*DATASET SECTION*.
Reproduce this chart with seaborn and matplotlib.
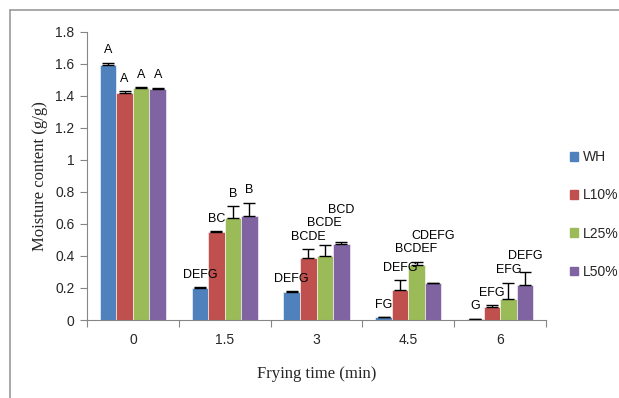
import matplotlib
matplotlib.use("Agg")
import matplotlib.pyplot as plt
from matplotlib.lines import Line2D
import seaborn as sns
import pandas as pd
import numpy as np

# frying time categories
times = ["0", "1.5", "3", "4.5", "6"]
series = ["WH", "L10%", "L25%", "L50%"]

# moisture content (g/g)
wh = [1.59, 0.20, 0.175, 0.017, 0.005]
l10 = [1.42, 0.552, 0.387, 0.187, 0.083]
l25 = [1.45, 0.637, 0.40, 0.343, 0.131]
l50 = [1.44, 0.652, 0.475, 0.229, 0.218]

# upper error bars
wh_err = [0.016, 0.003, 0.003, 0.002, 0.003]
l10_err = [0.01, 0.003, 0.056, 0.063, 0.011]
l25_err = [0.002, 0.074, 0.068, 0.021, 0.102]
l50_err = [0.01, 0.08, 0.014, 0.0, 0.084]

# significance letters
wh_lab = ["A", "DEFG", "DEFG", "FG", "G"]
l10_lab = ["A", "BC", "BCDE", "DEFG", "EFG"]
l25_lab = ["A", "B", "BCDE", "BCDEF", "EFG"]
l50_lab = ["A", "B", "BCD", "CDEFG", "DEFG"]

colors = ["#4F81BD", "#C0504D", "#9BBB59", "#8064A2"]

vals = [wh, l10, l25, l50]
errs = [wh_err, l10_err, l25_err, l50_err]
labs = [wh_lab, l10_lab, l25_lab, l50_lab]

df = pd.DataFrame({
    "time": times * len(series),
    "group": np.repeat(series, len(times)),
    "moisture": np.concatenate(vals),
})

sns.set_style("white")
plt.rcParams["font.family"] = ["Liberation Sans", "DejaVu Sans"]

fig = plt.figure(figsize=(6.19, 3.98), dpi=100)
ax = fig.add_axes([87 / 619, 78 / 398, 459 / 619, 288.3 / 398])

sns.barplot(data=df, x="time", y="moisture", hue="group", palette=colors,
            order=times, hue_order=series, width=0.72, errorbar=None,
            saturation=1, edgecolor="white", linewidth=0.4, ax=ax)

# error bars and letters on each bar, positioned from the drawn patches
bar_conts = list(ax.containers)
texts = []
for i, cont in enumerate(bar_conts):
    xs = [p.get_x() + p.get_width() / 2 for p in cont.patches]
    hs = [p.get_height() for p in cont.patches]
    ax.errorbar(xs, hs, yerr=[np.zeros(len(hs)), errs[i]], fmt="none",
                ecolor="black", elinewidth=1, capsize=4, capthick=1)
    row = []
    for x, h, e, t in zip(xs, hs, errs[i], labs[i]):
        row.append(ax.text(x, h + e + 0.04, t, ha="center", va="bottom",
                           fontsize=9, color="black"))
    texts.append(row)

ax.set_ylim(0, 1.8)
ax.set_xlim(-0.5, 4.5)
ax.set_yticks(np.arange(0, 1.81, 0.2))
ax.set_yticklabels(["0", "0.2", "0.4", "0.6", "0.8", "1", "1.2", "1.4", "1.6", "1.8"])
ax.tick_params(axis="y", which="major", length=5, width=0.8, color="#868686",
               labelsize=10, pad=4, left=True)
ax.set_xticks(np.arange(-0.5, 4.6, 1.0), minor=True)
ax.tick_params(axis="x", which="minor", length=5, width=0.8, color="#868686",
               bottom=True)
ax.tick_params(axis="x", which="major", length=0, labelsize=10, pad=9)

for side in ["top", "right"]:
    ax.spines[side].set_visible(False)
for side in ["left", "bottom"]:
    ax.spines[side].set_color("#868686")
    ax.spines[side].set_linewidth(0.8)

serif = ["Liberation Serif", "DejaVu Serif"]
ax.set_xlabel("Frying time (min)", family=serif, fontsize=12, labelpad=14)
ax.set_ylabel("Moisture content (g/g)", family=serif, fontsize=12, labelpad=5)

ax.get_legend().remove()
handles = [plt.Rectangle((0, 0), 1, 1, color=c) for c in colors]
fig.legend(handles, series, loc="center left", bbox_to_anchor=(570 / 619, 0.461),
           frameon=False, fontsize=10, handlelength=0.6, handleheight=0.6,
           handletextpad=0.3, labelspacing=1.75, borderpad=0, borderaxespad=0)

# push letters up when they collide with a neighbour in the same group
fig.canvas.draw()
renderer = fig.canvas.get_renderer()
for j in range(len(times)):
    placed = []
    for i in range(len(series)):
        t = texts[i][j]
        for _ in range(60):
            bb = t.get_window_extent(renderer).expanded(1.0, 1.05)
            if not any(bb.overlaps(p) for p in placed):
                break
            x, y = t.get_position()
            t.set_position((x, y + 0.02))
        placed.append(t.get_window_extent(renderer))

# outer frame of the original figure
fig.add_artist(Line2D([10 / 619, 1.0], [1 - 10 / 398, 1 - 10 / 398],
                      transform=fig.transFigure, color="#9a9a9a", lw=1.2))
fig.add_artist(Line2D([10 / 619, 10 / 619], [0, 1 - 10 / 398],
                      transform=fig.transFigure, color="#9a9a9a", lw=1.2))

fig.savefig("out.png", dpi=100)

*JOB*.
Give the material again exactly as it is, but keep the pictures out.

*RESULT BELOW*.
Reproduce this chart with seaborn and matplotlib.
import matplotlib
matplotlib.use("Agg")
import matplotlib.pyplot as plt
from matplotlib.lines import Line2D
import seaborn as sns
import pandas as pd
import numpy as np

# frying time categories
times = ["0", "1.5", "3", "4.5", "6"]
series = ["WH", "L10%", "L25%", "L50%"]

# moisture content (g/g)
wh = [1.59, 0.20, 0.175, 0.017, 0.005]
l10 = [1.42, 0.552, 0.387, 0.187, 0.083]
l25 = [1.45, 0.637, 0.40, 0.343, 0.131]
l50 = [1.44, 0.652, 0.475, 0.229, 0.218]

# upper error bars
wh_err = [0.016, 0.003, 0.003, 0.002, 0.003]
l10_err = [0.01, 0.003, 0.056, 0.063, 0.011]
l25_err = [0.002, 0.074, 0.068, 0.021, 0.102]
l50_err = [0.01, 0.08, 0.014, 0.0, 0.084]

# significance letters
wh_lab = ["A", "DEFG", "DEFG", "FG", "G"]
l10_lab = ["A", "BC", "BCDE", "DEFG", "EFG"]
l25_lab = ["A", "B", "BCDE", "BCDEF", "EFG"]
l50_lab = ["A", "B", "BCD", "CDEFG", "DEFG"]

colors = ["#4F81BD", "#C0504D", "#9BBB59", "#8064A2"]

vals = [wh, l10, l25, l50]
errs = [wh_err, l10_err, l25_err, l50_err]
labs = [wh_lab, l10_lab, l25_lab, l50_lab]

df = pd.DataFrame({
    "time": times * len(series),
    "group": np.repeat(series, len(times)),
    "moisture": np.concatenate(vals),
})

sns.set_style("white")
plt.rcParams["font.family"] = ["Liberation Sans", "DejaVu Sans"]

fig = plt.figure(figsize=(6.19, 3.98), dpi=100)
ax = fig.add_axes([87 / 619, 78 / 398, 459 / 619, 288.3 / 398])

sns.barplot(data=df, x="time", y="moisture", hue="group", palette=colors,
            order=times, hue_order=series, width=0.72, errorbar=None,
            saturation=1, edgecolor="white", linewidth=0.4, ax=ax)

# error bars and letters on each bar, positioned from the drawn patches
bar_conts = list(ax.containers)
texts = []
for i, cont in enumerate(bar_conts):
    xs = [p.get_x() + p.get_width() / 2 for p in cont.patches]
    hs = [p.get_height() for p in cont.patches]
    ax.errorbar(xs, hs, yerr=[np.zeros(len(hs)), errs[i]], fmt="none",
                ecolor="black", elinewidth=1, capsize=4, capthick=1)
    row = []
    for x, h, e, t in zip(xs, hs, errs[i], labs[i]):
        row.append(ax.text(x, h + e + 0.04, t, ha="center", va="bottom",
                           fontsize=9, color="black"))
    texts.append(row)

ax.set_ylim(0, 1.8)
ax.set_xlim(-0.5, 4.5)
ax.set_yticks(np.arange(0, 1.81, 0.2))
ax.set_yticklabels(["0", "0.2", "0.4", "0.6", "0.8", "1", "1.2", "1.4", "1.6", "1.8"])
ax.tick_params(axis="y", which="major", length=5, width=0.8, color="#868686",
               labelsize=10, pad=4, left=True)
ax.set_xticks(np.arange(-0.5, 4.6, 1.0), minor=True)
ax.tick_params(axis="x", which="minor", length=5, width=0.8, color="#868686",
               bottom=True)
ax.tick_params(axis="x", which="major", length=0, labelsize=10, pad=9)

for side in ["top", "right"]:
    ax.spines[side].set_visible(False)
for side in ["left", "bottom"]:
    ax.spines[side].set_color("#868686")
    ax.spines[side].set_linewidth(0.8)

serif = ["Liberation Serif", "DejaVu Serif"]
ax.set_xlabel("Frying time (min)", family=serif, fontsize=12, labelpad=14)
ax.set_ylabel("Moisture content (g/g)", family=serif, fontsize=12, labelpad=5)

ax.get_legend().remove()
handles = [plt.Rectangle((0, 0), 1, 1, color=c) for c in colors]
fig.legend(handles, series, loc="center left", bbox_to_anchor=(570 / 619, 0.461),
           frameon=False, fontsize=10, handlelength=0.6, handleheight=0.6,
           handletextpad=0.3, labelspacing=1.75, borderpad=0, borderaxespad=0)

# push letters up when they collide with a neighbour in the same group
fig.canvas.draw()
renderer = fig.canvas.get_renderer()
for j in range(len(times)):
    placed = []
    for i in range(len(series)):
        t = texts[i][j]
        for _ in range(60):
            bb = t.get_window_extent(renderer).expanded(1.0, 1.05)
            if not any(bb.overlaps(p) for p in placed):
                break
            x, y = t.get_position()
            t.set_position((x, y + 0.02))
        placed.append(t.get_window_extent(renderer))

# outer frame of the original figure
fig.add_artist(Line2D([10 / 619, 1.0], [1 - 10 / 398, 1 - 10 / 398],
                      transform=fig.transFigure, color="#9a9a9a", lw=1.2))
fig.add_artist(Line2D([10 / 619, 10 / 619], [0, 1 - 10 / 398],
                      transform=fig.transFigure, color="#9a9a9a", lw=1.2))

fig.savefig("out.png", dpi=100)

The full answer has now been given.